ISSN : 2266-6060

En vigueur

Roanne, avril 2010.

Tu es né ici. Tu y a grandi, puis tu y as fondé une famille. Tes enfants y ont grandi à leur tour, et tes petits-enfants y ont passé de bons moments pendant les vacances. Tu y as même passé un peu de temps avec certains de tes arrière-petits-enfants. Ceux-ci n’ont pas connu les soirées de Noël dont toi seul avais le secret : l’accès à un cadeau consistait en la résolution d’un rébus dont les éléments étaient répartis en plusieurs petits morceaux de papier que nous devions trouver et recomposer au fur et à mesure. La première fois, la formule a eu un tel succès que nous t’avions demandé d’en improviser de nouveaux sur le champs, quitte à attendre entre cousins, dehors au froid, le temps que tu composes et caches les parties de l’énigme dans la maison.
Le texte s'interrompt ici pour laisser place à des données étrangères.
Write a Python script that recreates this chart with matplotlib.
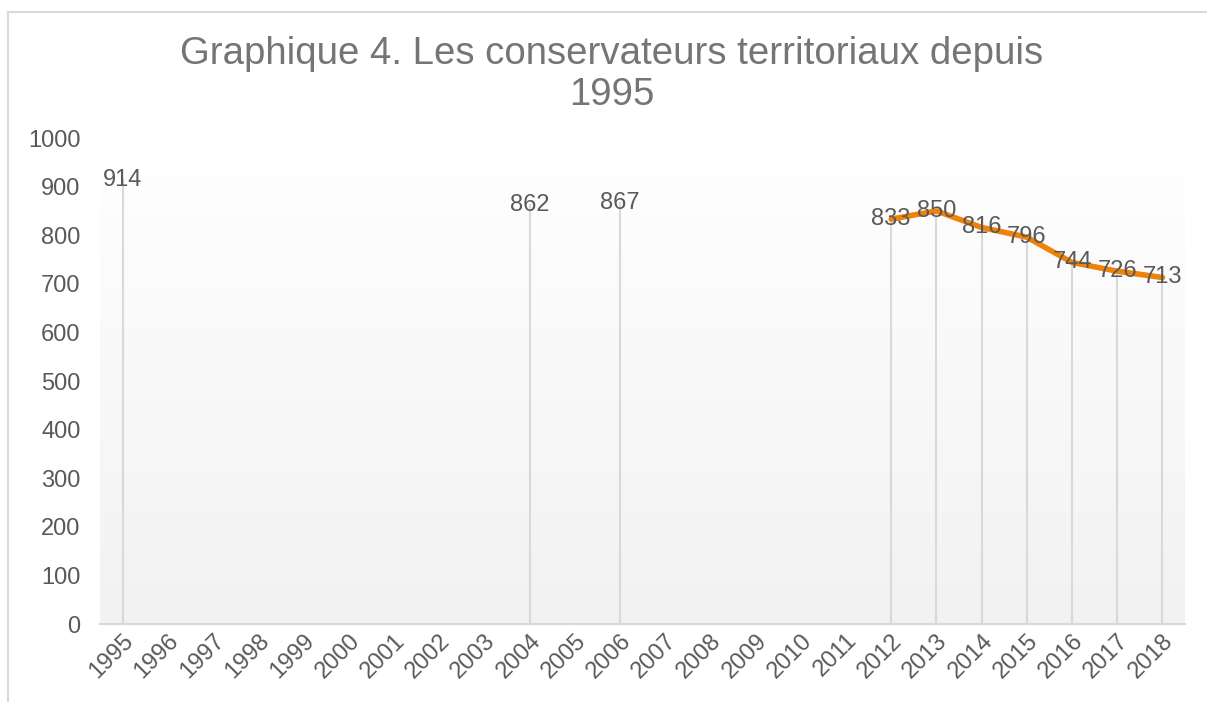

Trois ans bientôt que tu t’es éteins. La moquette et les principaux meubles de la maison sont encore là dans la pièce principale. Je me suis mis à “ta” place pour écrire, histoire d’adopter, pour un temps, ton point de vue sur ce lieu. Je me remémore différents moments et plusieurs discussions que nous avons eues ici. Une récente me vient spontanément à l’esprit : tu me faisais comprendre à demi-mots que tu serai le dernier membre de “la tribu”, pour reprendre ton expression, à habiter ici. Aucun des héritiers ne reprendrait le flambeau. J’acquiesçai alors sans savoir que les choses tourneraient finalement autrement. Ni toi ni moi ne nous doutions que la maison resterait dans la famille, qu’elle serait habitée régulièrement, encore moins que d’importants travaux de rénovation seraient entrepris. Nous n’imaginions pas la tournure actuelle des événements : moi face à cette pancarte, à qui on a demandé d’écrire dans les cases vides, pour l’afficher ensuite publiquement, et annoncer aux voisins comme aux passants que ce lieu est toujours en activité.